Faced with a backlash over their refusal last month to award dispatchers retention bonuses for their role during the pandemic, Knox County Commissioners said Aug. 10 they would grant the extra money to the communication workers.

Communications Director Robert Coombs said it “hurt” when communication workers saw other county employees receive retention bonuses but the payments ended when it got to their department.

“They were upset,” Coombs said.

He said retention has been a problem in communications for many years.

Commissioners did not act on the bonuses at the Aug. 10 meeting but assured Coombs they would act at the September meeting.

County Administrator Andrew Hart said the extra weekly payments can be retroactive to when other workers got the bonuses.

On June 30, commissioners approved using some of the county’s $7.7 million in federal aid — known as the American Rescue Plan — for retention bonuses for corrections officers, patrol officers and civil process servers. That consisted of $200 extra per week through the end of 2021.

On July 13, however, commissioners declined when asked to extend those bonuses to employees at Knox County Regional Communications.
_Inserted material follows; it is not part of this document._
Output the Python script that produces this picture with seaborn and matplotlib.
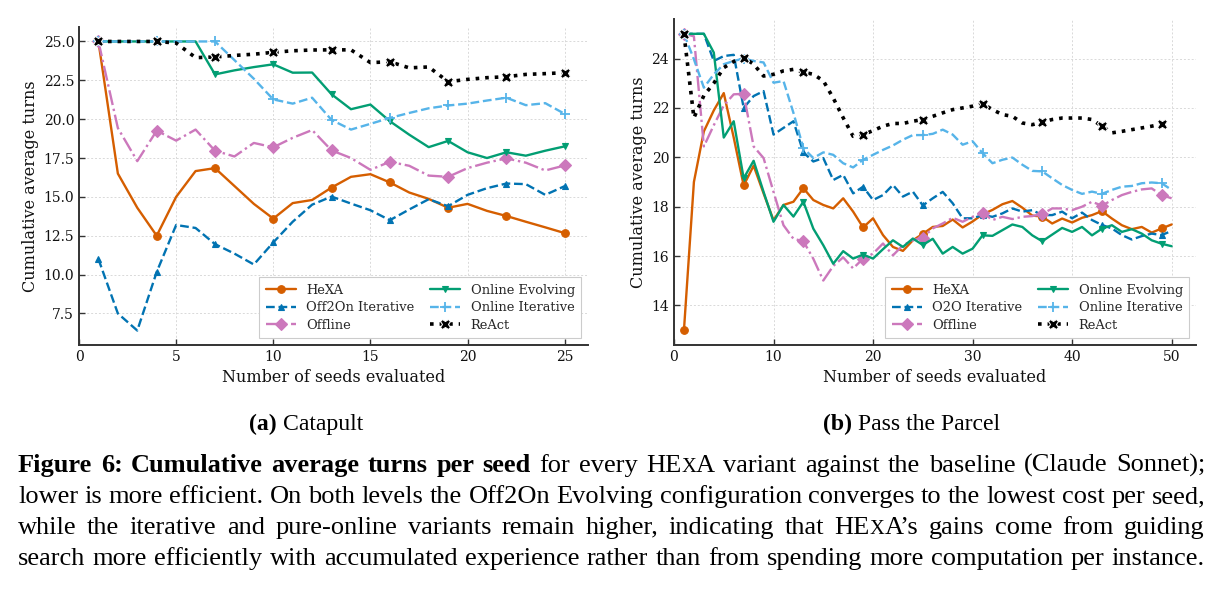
import numpy as np
import pandas as pd
import matplotlib
matplotlib.use("Agg")
import matplotlib.pyplot as plt
import seaborn as sns

# ---------------- data ----------------
seeds_a = list(range(1, 26))
hexa_a = [25.0, 16.5, 14.3, 12.5, 15.0, 16.66, 16.85, 15.7, 14.55, 13.6, 14.6, 14.8, 15.6,
          16.29, 16.46, 15.93, 15.28, 14.87, 14.3, 14.55, 14.1, 13.77, 13.4, 13.04, 12.67]
off2on_a = [11.0, 7.5, 6.4, 10.17, 13.19, 13.0, 11.96, 11.35, 10.65, 12.07, 13.4, 14.5, 15.02,
            14.57, 14.14, 13.5, 14.19, 14.85, 14.4, 15.13, 15.56, 15.86, 15.82, 15.13, 15.69]
offline_a = [25.0, 19.43, 17.3, 19.26, 18.62, 19.33, 17.97, 17.6, 18.47, 18.19, 18.8, 19.3, 17.99,
             17.5, 16.74, 17.26, 17.0, 16.37, 16.29, 16.85, 17.2, 17.48, 17.2, 16.7, 17.02]
evolving_a = [25.0, 25.0, 25.0, 25.0, 25.0, 25.0, 22.88, 23.14, 23.35, 23.53, 22.99, 23.0, 21.6,
              20.64, 20.94, 19.87, 19.0, 18.2, 18.6, 17.87, 17.5, 17.87, 17.65, 17.97, 18.25]
iterative_a = [25.0, 25.0, 25.0, 25.0, 25.0, 25.0, 25.0, 23.8, 22.6, 21.27, 21.0, 21.38, 19.95,
               19.33, 19.7, 20.08, 20.4, 20.7, 20.88, 21.0, 21.2, 21.38, 20.9, 21.03, 20.34]
react_a = [25.0, 25.0, 25.0, 25.0, 24.9, 23.96, 24.0, 24.1, 24.18, 24.3, 24.4, 24.45, 24.46,
           24.46, 23.64, 23.69, 23.3, 23.36, 22.41, 22.56, 22.67, 22.73, 22.88, 22.93, 22.99]

seeds_b = list(range(1, 51))
hexa_b = [13.0, 19.0, 21.05, 21.9, 22.6, 20.8, 18.86, 19.66, 18.54, 17.45, 18.07, 18.2, 18.75,
          18.27, 18.07, 17.93, 18.34, 17.8, 17.16, 17.53, 16.85, 16.37, 16.21, 16.64, 16.9,
          17.18, 17.22, 17.48, 17.16, 17.4, 17.69, 17.87, 18.1, 18.23, 17.96, 17.64, 17.6,
          17.32, 17.52, 17.36, 17.55, 17.66, 17.82, 17.52, 17.25, 17.09, 17.18, 16.95, 17.12, 17.28]
o2o_b = [25.0, 25.0, 25.0, 23.9, 24.1, 24.15, 22.0, 22.48, 22.68, 20.92, 21.19, 21.46, 20.2,
         19.83, 19.97, 19.08, 19.29, 18.54, 18.81, 18.27, 18.47, 18.88, 18.41, 18.61, 18.05,
         18.34, 18.6, 18.14, 17.53, 17.53, 17.66, 17.59, 17.73, 17.93, 17.8, 17.86, 17.66,
         17.66, 17.8, 17.53, 17.76, 17.46, 17.26, 17.12, 16.85, 16.67, 16.81, 16.91, 16.85, 17.02]
offline_b = [25.0, 24.9, 20.44, 21.3, 22.1, 22.55, 22.57, 20.44, 19.97, 18.6, 17.25, 16.7, 16.6,
             15.89, 15.01, 15.6, 15.95, 15.5, 15.9, 16.1, 16.51, 16.03, 16.44, 16.64, 16.75,
             17.12, 17.32, 17.55, 17.39, 17.59, 17.76, 17.46, 17.59, 17.5, 17.59, 17.62, 17.7,
             17.93, 17.93, 17.86, 18.0, 18.2, 18.04, 18.27, 18.47, 18.6, 18.7, 18.74, 18.47, 18.34]
evolving_b = [25.0, 25.0, 25.0, 24.24, 20.8, 21.46, 19.15, 19.86, 18.6, 17.39, 18.07, 17.6, 18.2,
              17.11, 16.44, 15.69, 16.2, 15.9, 16.06, 15.9, 16.28, 16.64, 16.37, 16.71, 16.45,
              16.7, 16.1, 16.37, 16.1, 16.3, 16.84, 16.82, 17.05, 17.28, 17.18, 16.84, 16.6,
              16.87, 17.14, 16.98, 17.18, 16.84, 17.11, 17.25, 16.98, 17.09, 16.91, 16.64, 16.5, 16.4]
iter_b = [25.0, 23.97, 22.82, 23.36, 23.77, 23.9, 24.0, 23.9, 23.84, 23.02, 23.09, 21.8, 20.37,
          19.97, 20.2, 20.1, 19.76, 19.59, 19.9, 20.1, 20.3, 20.48, 20.71, 20.9, 20.9,
          20.95, 21.12, 20.92, 20.51, 20.65, 20.17, 19.76, 19.9, 19.99, 19.7, 19.45, 19.43,
          19.15, 18.88, 18.68, 18.52, 18.61, 18.52, 18.68, 18.81, 18.84, 18.95, 18.98, 18.95, 18.68]
react_b = [25.0, 21.6, 22.5, 23.0, 23.63, 23.88, 24.04, 23.77, 23.29, 23.36, 23.5, 23.56, 23.45,
           23.36, 23.1, 22.4, 21.6, 20.85, 20.92, 21.08, 21.26, 21.37, 21.37, 21.46, 21.53,
           21.66, 21.8, 21.93, 22.0, 22.07, 22.17, 21.93, 21.73, 21.66, 21.39, 21.32, 21.43,
           21.53, 21.59, 21.59, 21.59, 21.53, 21.26, 20.99, 21.05, 21.12, 21.19, 21.26, 21.35]

labels_a = ["HeXA", "Off2On Iterative", "Offline", "Online Evolving", "Online Iterative", "ReAct"]
labels_b = ["HeXA", "O2O Iterative", "Offline", "Online Evolving", "Online Iterative", "ReAct"]

# ---------------- style ----------------
sns.set_theme(style="ticks")
plt.rcParams['font.family'] = ['DejaVu Serif']
plt.rcParams['axes.unicode_minus'] = False

colors = ["#d55e00", "#0173b2", "#cc78bc", "#029e73", "#56b4e9", "#000000"]
lstyles = ["-", "--", "-.", "-", "--", ":"]
markers = ["o", "^", "D", "v", "+", "X"]
msizes = [5.5, 5, 6, 5, 6.5, 7.5]
lwidths = [1.7, 1.7, 1.7, 1.7, 1.7, 2.6]
medges = ["#d55e00", "#0173b2", "#cc78bc", "#029e73", "#56b4e9", "#ffffff"]
mewidths = [0.8, 0.8, 0.8, 0.8, 1.3, 0.75]

W, H = 1223, 593
fig = plt.figure(figsize=(W / 100, H / 100), dpi=100)
ax_a = fig.add_axes([79 / W, 1 - 345 / H, 509 / W, (345 - 27) / H])
ax_b = fig.add_axes([674 / W, 1 - 345 / H, 522 / W, (345 - 19) / H])


def draw(ax, seeds, series, labels, every, xticks):
    for i, (ys, lab) in enumerate(zip(series, labels)):
        xs = seeds[:len(ys)]
        df = pd.DataFrame({"seed": xs, "turns": ys})
        sns.lineplot(data=df, x="seed", y="turns", ax=ax, color=colors[i],
                     linestyle=lstyles[i], linewidth=lwidths[i], marker=markers[i],
                     markersize=msizes[i], markevery=every,
                     markeredgecolor=medges[i], markeredgewidth=mewidths[i],
                     label=lab)
    ax.set_xlim(left=0)
    ax.set_xticks(xticks)
    ax.grid(True, linestyle=(0, (2, 2)), color="#d9d9d9", linewidth=0.7)
    sns.despine(ax=ax)
    for s in ["left", "bottom"]:
        ax.spines[s].set_color("#333333")
        ax.spines[s].set_linewidth(1.4)
    ax.tick_params(direction="in", length=4, width=1, colors="#333333", labelsize=10,
                   labelcolor="#111111")
    ax.set_xlabel("Number of seeds evaluated", fontsize=11.5, color="#111111", labelpad=4)
    ax.set_ylabel("Cumulative average turns", fontsize=11.5, color="#111111", labelpad=3)
    leg = ax.legend(ncol=2, loc="lower right", fontsize=9.4, frameon=True, fancybox=False,
                    edgecolor="#cccccc", framealpha=1, columnspacing=1.2, handlelength=2.3,
                    handletextpad=0.8, borderpad=0.5, labelspacing=0.35)
    leg.get_frame().set_linewidth(0.8)


draw(ax_a, seeds_a, [hexa_a, off2on_a, offline_a, evolving_a, iterative_a, react_a],
     labels_a, 3, [0, 5, 10, 15, 20, 25])
draw(ax_b, seeds_b, [hexa_b, o2o_b, offline_b, evolving_b, iter_b, react_b],
     labels_b, 6, [0, 10, 20, 30, 40, 50])

# ---------------- captions ----------------
SERIF = ["Liberation Serif", "DejaVu Serif"]
renderer = fig.canvas.get_renderer()


def runs_for(word, bold):
    if word.startswith("HEXA"):
        return [("HE", bold, 1.0), ("X", bold, 0.78), (word[3:], bold, 1.0)]
    return [(word, bold, 1.0)]


def measure(txt, bold, size):
    t = fig.text(0, 0, txt, fontsize=size, fontweight="bold" if bold else "normal",
                 family=SERIF)
    w = t.get_window_extent(renderer).width
    t.remove()
    return w


def draw_runs(x, y, runs, size):
    for txt, bold, sc in runs:
        t = fig.text(x / W, 1 - y / H, txt, fontsize=size * sc,
                     fontweight="bold" if bold else "normal", family=SERIF,
                     va="baseline", ha="left", color="black")
        x += t.get_window_extent(renderer).width
    return x


caption_lines = [
    "Figure 6: Cumulative average turns per seed for every HEXA variant against the baseline (Claude Sonnet);",
    "lower is more efficient. On both levels the Off2On Evolving configuration converges to the lowest cost per seed,",
    "while the iterative and pure-online variants remain higher, indicating that HEXA\u2019s gains come from guiding",
    "search more efficiently with accumulated experience rather than from spending more computation per instance.",
]
n_bold = 7
x0, x1 = 18, 1205
baselines = [472, 503, 534, 565]

parsed = []
for li, line in enumerate(caption_lines):
    words = line.split(" ")
    parsed.append([runs_for(w, li == 0 and wi < n_bold) for wi, w in enumerate(words)])

base = 10.0
needed = []
for words in parsed:
    tot = sum(measure(t, b, base * s) for wr in words for (t, b, s) in wr)
    tot += (len(words) - 1) * measure("a a", False, base) - (len(words) - 1) * measure("aa", False, base)
    needed.append(tot)
fs = base * (x1 - x0) / max(needed)

for words, yb in zip(parsed, baselines):
    widths = [sum(measure(t, b, fs * s) for (t, b, s) in wr) for wr in words]
    gap = ((x1 - x0) - sum(widths)) / (len(words) - 1)
    x = x0
    for wr, w in zip(words, widths):
        draw_runs(x, yb, wr, fs)
        x += w + gap

# sub-captions
sub_fs = fs * 0.9
for cx, lab, rest in [(306, "(a)", " Catapult"), (912, "(b)", " Pass the Parcel")]:
    wa = measure(lab, True, sub_fs)
    wb = measure(rest, False, sub_fs)
    draw_runs(cx - (wa + wb) / 2, 430, [(lab, True, 1.0), (rest, False, 1.0)], sub_fs)

fig.savefig("out.png", dpi=100)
Coombs reiterated Aug. 10 that dispatchers were extremely essential employees for the county and were deserving of the retention bonuses.

They were supported in that request, since the original denial, by the Knox County Mutual Aid Association which consists of municipal emergency departments. The Association said in an Aug. 7 letter that the commissioners refusal to approve the retention payments would have the opposite effect in a department that has “a history of low morale and high turnover.”

Commissioner Dorothy Meriwether apologized for any impression she gave that the communication staff was not essential. Meriwether said her thinking changed since the previous month. She said she wished the county took more time when it considered the retention bonuses at the start.

In other actions at the Aug. 10 commissioners meetings, the board voted to approve a contract to Gordon Contracting of Sangerville for $543,000 for replacing five to six security gates around the airport, installing security cameras and replacement of a wooden fence around fuel tanks. The gates will go from manual to automated.

The money will come from the $17.9 million in CARES Act money that the airport received in April 2020.

Another $398,650 contract was approved for runway improvements to George Hall & Sons of Rockland. This will also come from the CARES Act.